Some of you may know that I am in the process of writing a book about miscarriage which has been a wonderful and challenging endeavor for me. It has been tremendously healing for me to tell my story in the hopes of helping others. In hearing from other women who have experienced miscarriage, I am learning that we all have our own compelling story. Part of the deep pain of losing a baby is the loneliness and isolation so many of us feel. Yet there seem to be so many common elements in our shared experiences.
So many of us have experienced those closest to us often feeling awkward about how to comfort us in our sorrow. Many end up saying nothing for fear of saying the wrong thing, which leaves us unfortunately feeling like they don't care or are oblivious to our loss. Other brave souls who do decide to broach the subject with us may indeed say something unintentionally hurtful. We all feel tremendously vulnerable after miscarriage, so a comment that may normally roll off our backs in better times, may feel like a knife wound during times of sorrow. By sharing these experiences with each other, we learn that we are not as alone as we feared, and we can learn more effective ways of handling our common struggles.
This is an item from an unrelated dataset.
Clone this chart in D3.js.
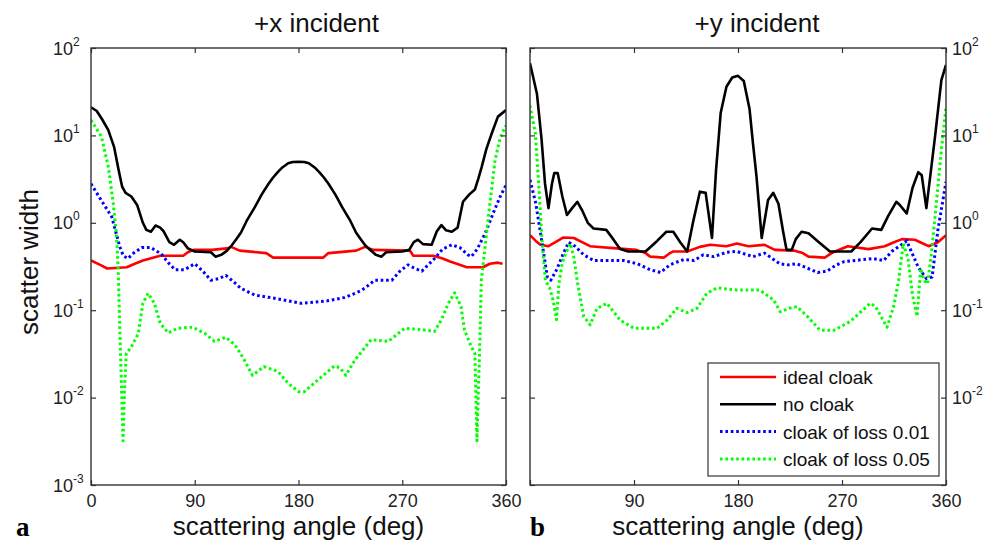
<!DOCTYPE html>
<html><head><meta charset="utf-8">
<script src="https://cdn.jsdelivr.net/npm/d3@7"></script>
<style>body{margin:0;background:#fff}svg{display:block}</style>
</head><body><svg id="c" width="988" height="544"></svg>
<script>
// ---------- data ----------
const angleTicks = [0, 90, 180, 270, 360];
const angleTicksB = [90, 180, 270, 360];      // panel b bottom labels (its 0 is not printed)
const decadeTicks = [-3, -2, -1, 0, 1, 2];
const decadeTicksB = [-2, -1, 0, 1, 2];       // panel b right labels (10^-3 not printed)
const panelTitles = ["+x incident", "+y incident"];
const panelLetters = ["a", "b"];
const xAxisLabel = "scattering angle (deg)";
const yAxisLabel = "scatter width";
const seriesNames = ["ideal cloak", "no cloak", "cloak of loss 0.01", "cloak of loss 0.05"];

// panel a (+x incident): [angle deg, scatter width]
const aIdeal = [[0,0.37],[8,0.33],[14,0.30],[31,0.31],[38,0.34],[45,0.37],[60,0.42],[80,0.42],[84,0.46],[89,0.49],[105,0.49],[118,0.51],[121.5,0.53],[129,0.48],[152,0.45],[158,0.40],[201.5,0.40],[206,0.45],[230,0.48],[237.7,0.53],[245,0.49],[276.7,0.48],[279.6,0.42],[297,0.42],[305,0.39],[311.5,0.36],[326,0.31],[340,0.31],[346,0.34],[353,0.35],[357,0.34]];
const aNoCloak = [[0,21],[5,19],[10,15],[15,11.5],[20,7.4],[24,4],[27,2.6],[30,2.2],[35,2.0],[40,1.6],[45,1.0],[48,0.83],[52,0.79],[56,0.93],[60,0.88],[63,0.8],[68,0.6],[72,0.56],[77,0.64],[80,0.6],[84,0.51],[90,0.47],[104,0.46],[108,0.41],[113,0.43],[118,0.48],[122,0.55],[126,0.65],[130,0.77],[135,1.05],[142,1.5],[148,2.1],[154,2.8],[158,3.3],[162,3.8],[166,4.3],[171,4.8],[175,4.97],[180,5.0],[185,4.97],[189,4.8],[194,4.3],[198,3.8],[202,3.3],[206,2.8],[212,2.1],[218,1.5],[225,1.05],[230,0.77],[234,0.65],[238,0.55],[243,0.48],[247,0.43],[252,0.41],[256,0.46],[270,0.47],[276,0.49],[280,0.6],[283.6,0.64],[288,0.57],[295.5,0.56],[300,0.8],[304,0.94],[308,0.82],[313,0.79],[318,0.88],[322.7,1.74],[328,2.1],[333,2.4],[336,3.2],[339,4.4],[343,7.0],[347.6,10.5],[353,16.4],[360,19.5]];
const aLoss01 = [[0,2.8],[9,1.8],[18,1.17],[25,0.53],[28,0.42],[32,0.39],[37,0.45],[44,0.52],[52,0.52],[61,0.44],[67,0.35],[73,0.29],[81,0.29],[90,0.34],[97,0.28],[104,0.22],[111,0.23],[117,0.25],[124,0.21],[130,0.178],[142,0.149],[159,0.137],[182,0.12],[205,0.128],[220,0.14],[229,0.156],[235,0.17],[240,0.19],[246,0.22],[261,0.22],[268,0.28],[275,0.33],[281,0.30],[287,0.28],[298,0.39],[305,0.5],[313,0.56],[320,0.52],[327,0.43],[330,0.41],[335,0.5],[342,0.76],[350,1.4],[355,2.0],[360,2.7]];
const aLoss05 = [[0,15],[9,9.7],[15,4.4],[19,1.8],[22,0.76],[23.5,0.32],[25,0.06],[26.3,0.016],[27.8,0.0032],[29,0.012],[30.6,0.032],[35,0.038],[41,0.054],[45,0.12],[49.5,0.156],[55,0.12],[60,0.071],[67,0.055],[75,0.062],[88,0.064],[99,0.054],[107,0.044],[117,0.049],[125,0.04],[133,0.027],[140,0.018],[150,0.0226],[162,0.02],[171,0.0146],[180,0.0117],[185,0.0117],[197,0.016],[211,0.023],[216,0.022],[221,0.018],[229,0.027],[243,0.046],[258,0.044],[272,0.062],[287,0.060],[298,0.057],[304,0.078],[310,0.12],[315.5,0.158],[321,0.11],[324,0.059],[330,0.038],[333,0.032],[334.8,0.0032],[336,0.012],[337,0.03],[338.6,0.22],[340,0.32],[344.7,1.17],[350.5,5.2],[355,9.5],[360,13]];

// panel b (+y incident)
const bIdeal = [[0,0.72],[5,0.62],[9,0.56],[16,0.54],[22,0.6],[29,0.68],[38,0.67],[45,0.6],[52,0.54],[75,0.51],[92,0.49],[100,0.45],[104,0.41],[116,0.40],[120,0.44],[124,0.47],[136,0.47],[147,0.53],[156,0.56],[170,0.54],[179,0.58],[189,0.54],[203,0.56],[212,0.49],[229,0.48],[236,0.45],[241,0.41],[255,0.40],[260,0.44],[264,0.47],[275,0.54],[293,0.50],[307,0.54],[315,0.6],[322,0.65],[333,0.64],[340,0.58],[345,0.54],[353,0.60],[360,0.72]];
const bNoCloak = [[0,67],[6,30],[10,9],[13,2.8],[16,1.47],[19,2.8],[21,3.7],[24,3.7],[28,2.0],[32,1.23],[37,1.5],[41,1.74],[45,1.4],[50,1.0],[55,0.86],[66,0.83],[72,0.65],[78,0.50],[85,0.47],[100,0.47],[110,0.62],[118,0.79],[124,0.79],[130,0.6],[136,0.47],[141,1.0],[147,2.27],[152,2.2],[157.5,0.67],[161,4],[165,18],[170,36],[175,46],[180,48],[185,42],[190,20],[193,8],[196,3.4],[200.5,0.67],[206,1.82],[210.5,2.2],[215,1.65],[219,0.8],[222,0.49],[226.5,0.49],[230,0.65],[235,0.79],[241,0.76],[250,0.6],[259.6,0.47],[278,0.47],[286,0.6],[296,0.86],[304,0.83],[310,1.2],[317,1.74],[320,1.6],[326,1.28],[331,2.5],[336,3.8],[339,3.5],[343,1.47],[347,4],[350.5,9.7],[356,43],[360,64]];
const bLoss01 = [[0,3.1],[5,1.67],[10,0.64],[15,0.24],[18,0.22],[23,0.29],[29,0.45],[33.5,0.60],[39,0.54],[46.5,0.43],[55,0.37],[81,0.37],[93,0.34],[104,0.29],[113,0.27],[121,0.33],[133,0.38],[142,0.37],[150,0.43],[159,0.41],[170,0.46],[179,0.47],[193,0.41],[203,0.45],[216,0.34],[223,0.33],[231,0.34],[249,0.27],[257,0.28],[265,0.33],[272,0.36],[297,0.39],[306,0.37],[313,0.47],[326,0.62],[336,0.31],[343,0.23],[348,0.24],[353,0.83],[360,2.95]];
const bLoss05 = [[0,22],[4.6,10.6],[7.5,2.8],[10.4,0.64],[13.3,0.22],[17,0.18],[20,0.13],[23,0.078],[25,0.2],[28,0.35],[31,0.45],[35,0.58],[38,0.4],[41,0.21],[46.5,0.085],[52,0.068],[58,0.105],[66.6,0.12],[78,0.077],[90,0.062],[110,0.062],[118.6,0.077],[127,0.105],[136,0.094],[144.5,0.105],[153,0.156],[162,0.18],[179,0.17],[199,0.17],[211,0.13],[216.6,0.096],[224,0.105],[231,0.11],[240,0.085],[251,0.059],[263,0.059],[277,0.074],[294.5,0.12],[299,0.11],[309,0.064],[314.7,0.11],[319,0.22],[323,0.58],[327,0.4],[331,0.15],[335,0.085],[338,0.3],[341,0.22],[344,0.2],[347,0.4],[350.5,1.17],[356,6.8],[360,21]];

// ---------- styles / layout ----------
const seriesStyles = [
  {color:"#ff0000", dash:null, width:2.6},
  {color:"#000000", dash:null, width:2.6},
  {color:"#0000ff", dash:"2.6,2.8", width:3},
  {color:"#00ff00", dash:"2.6,2.8", width:3}
];
const panels = [
  {x0:91, x1:506, side:"left", titleShift:18, xLabels:angleTicks, yLabels:decadeTicks, series:[aIdeal,aNoCloak,aLoss01,aLoss05], legend:false},
  {x0:530, x1:946, side:"right", titleShift:19, xLabels:angleTicksB, yLabels:decadeTicksB, series:[bIdeal,bNoCloak,bLoss01,bLoss05], legend:true}
];
const yTop = 48, yBot = 485;
const FONT = "'Liberation Sans', Arial, sans-serif";

const svg = d3.select("#c");
const y = d3.scaleLog().domain([1e-3, 1e2]).range([yBot, yTop]);

panels.forEach((p, pi) => {
  const x = d3.scaleLinear().domain([0, 360]).range([p.x0, p.x1]);
  const g = svg.append("g");
  const clipId = "clip" + pi;
  g.append("clipPath").attr("id", clipId).append("rect")
    .attr("x", p.x0).attr("y", yTop).attr("width", p.x1 - p.x0).attr("height", yBot - yTop);

  // curves
  const line = d3.line().x(d => x(d[0])).y(d => y(d[1]));
  p.series.forEach((s, si) => {
    const st = seriesStyles[si];
    g.append("path").datum(s).attr("clip-path", `url(#${clipId})`)
      .attr("d", line).attr("fill", "none")
      .attr("stroke", st.color).attr("stroke-width", st.width)
      .attr("stroke-linejoin", "round")
      .attr("stroke-dasharray", st.dash);
  });

  // ticks (inward)
  const tickStyle = sel => { sel.select(".domain").remove(); sel.selectAll("line").attr("stroke", "#333").attr("stroke-width", 1.2); };
  g.append("g").attr("transform", `translate(0,${yBot})`)
    .call(d3.axisBottom(x).tickValues(angleTicks).tickSizeInner(-5).tickSizeOuter(0).tickFormat(""))
    .call(tickStyle);
  g.append("g").attr("transform", `translate(0,${yBot})`)
    .call(d3.axisBottom(x).tickValues(p.xLabels).tickSize(0).tickPadding(9))
    .call(s => s.select(".domain").remove())
    .call(s => s.selectAll("text").attr("font-family", FONT).attr("font-size", 18).attr("fill", "#222"));
  g.append("g").attr("transform", `translate(0,${yTop})`)
    .call(d3.axisTop(x).tickValues(angleTicks).tickSizeInner(-5).tickSizeOuter(0).tickFormat(""))
    .call(tickStyle);
  const yVals = decadeTicks.map(e => Math.pow(10, e));
  g.append("g").attr("transform", `translate(${p.x0},0)`)
    .call(d3.axisLeft(y).tickValues(yVals).tickSizeInner(-5).tickSizeOuter(0).tickFormat(""))
    .call(tickStyle);
  g.append("g").attr("transform", `translate(${p.x1},0)`)
    .call(d3.axisRight(y).tickValues(yVals).tickSizeInner(-5).tickSizeOuter(0).tickFormat(""))
    .call(tickStyle);

  // y tick labels 10^n
  const lx = p.side === "left" ? 53 : p.x1 + 6;
  p.yLabels.forEach(e => {
    const t = g.append("text").attr("x", lx).attr("y", y(Math.pow(10, e)) + 6.5)
      .attr("font-family", FONT).attr("font-size", 18).attr("fill", "#222");
    t.append("tspan").text("10");
    t.append("tspan").attr("font-size", 12).attr("dy", -9).text(e < 0 ? "-" + (-e) : String(e));
  });

  // frame
  g.append("rect").attr("x", p.x0).attr("y", yTop).attr("width", p.x1 - p.x0).attr("height", yBot - yTop)
    .attr("fill", "none").attr("stroke", "#333").attr("stroke-width", 1.4);

  // title
  g.append("text").attr("x", (p.x0 + p.x1) / 2 + p.titleShift).attr("y", 32)
    .attr("text-anchor", "middle").attr("font-family", FONT).attr("font-size", 26).attr("fill", "#111")
    .text(panelTitles[pi]);
  // x label
  g.append("text").attr("x", (p.x0 + p.x1) / 2).attr("y", 535)
    .attr("text-anchor", "middle").attr("font-family", FONT).attr("font-size", 26).attr("fill", "#111")
    .text(xAxisLabel);
  // panel letter
  g.append("text").attr("x", pi === 0 ? 16 : 530).attr("y", 536)
    .attr("font-family", "'Liberation Serif', 'Times New Roman', serif").attr("font-weight", "bold")
    .attr("font-size", 27).attr("fill", "#000").text(panelLetters[pi]);

  // legend
  if (p.legend) {
    const lg = g.append("g");
    lg.append("rect").attr("x", 708).attr("y", 363).attr("width", 231).attr("height", 113)
      .attr("fill", "#fff").attr("stroke", "#333").attr("stroke-width", 1.2);
    seriesNames.forEach((n, i) => {
      const st = seriesStyles[i];
      const ry = 377 + i * 27.3;
      lg.append("line").attr("x1", 720).attr("x2", 776).attr("y1", ry).attr("y2", ry)
        .attr("stroke", st.color).attr("stroke-width", st.width).attr("stroke-dasharray", st.dash);
      lg.append("text").attr("x", 783).attr("y", ry + 7).attr("font-family", FONT)
        .attr("font-size", 19).attr("fill", "#111").text(n);
    });
  }
});

// y axis label
svg.append("text").attr("transform", "translate(38,262) rotate(-90)")
  .attr("text-anchor", "middle").attr("font-family", FONT).attr("font-size", 26).attr("fill", "#111")
  .text(yAxisLabel);
</script></body></html>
Many women have shared the common experience of having a hard time going to baby showers after their miscarriages. I felt the same way after my miscarriages, but felt I must be the only one who felt this way and was deeply ashamed of my feelings. Every baby shower invitation I received would cause an intense internal struggle. Of course I was happy for the expectant couple, but how I longed for the same joy that they were experiencing! I would try to picture myself at the shower, and the mere thought of that would produce tremendous anxiety and sorrow. The thought of going shopping into an actual baby store and picking out a gift for yet another baby that was not my own felt like enough to send me over the edge. I feared that if I attended, I would end up sobbing uncontrollably, reveal to the rest of the world that I was indeed the crazy woman I felt like inside and ruin the mother-to-be's happy day. In light of all of that, I learned to politely decline these invitations during my intense grief.
The baby shower struggle is just one of many common dilemmas for so many of us after miscarriage. Not feeling safe to talk about these struggles can make me us feel even more alone and isolated. In my thoughts, I would chastise myself for being "selfish" and not being able to get out of my own way to celebrate someone else's good fortune. That kind of criticism of ourselves is so common yet so cruel and unjustified.
Healing comes when we learn to be honest about our feelings and refuse to judge ourselves so harshly. When we validate our feelings, we see that it is completely understandable that baby showers would be difficult for us. There is nothing selfish about being in touch with our feelings and taking care of ourselves accordingly. Through sharing our stories with each other, we learn to understand that we are not alone in our feelings and experiences. This mutual sharing helps us treat ourselves and each other more compassionately.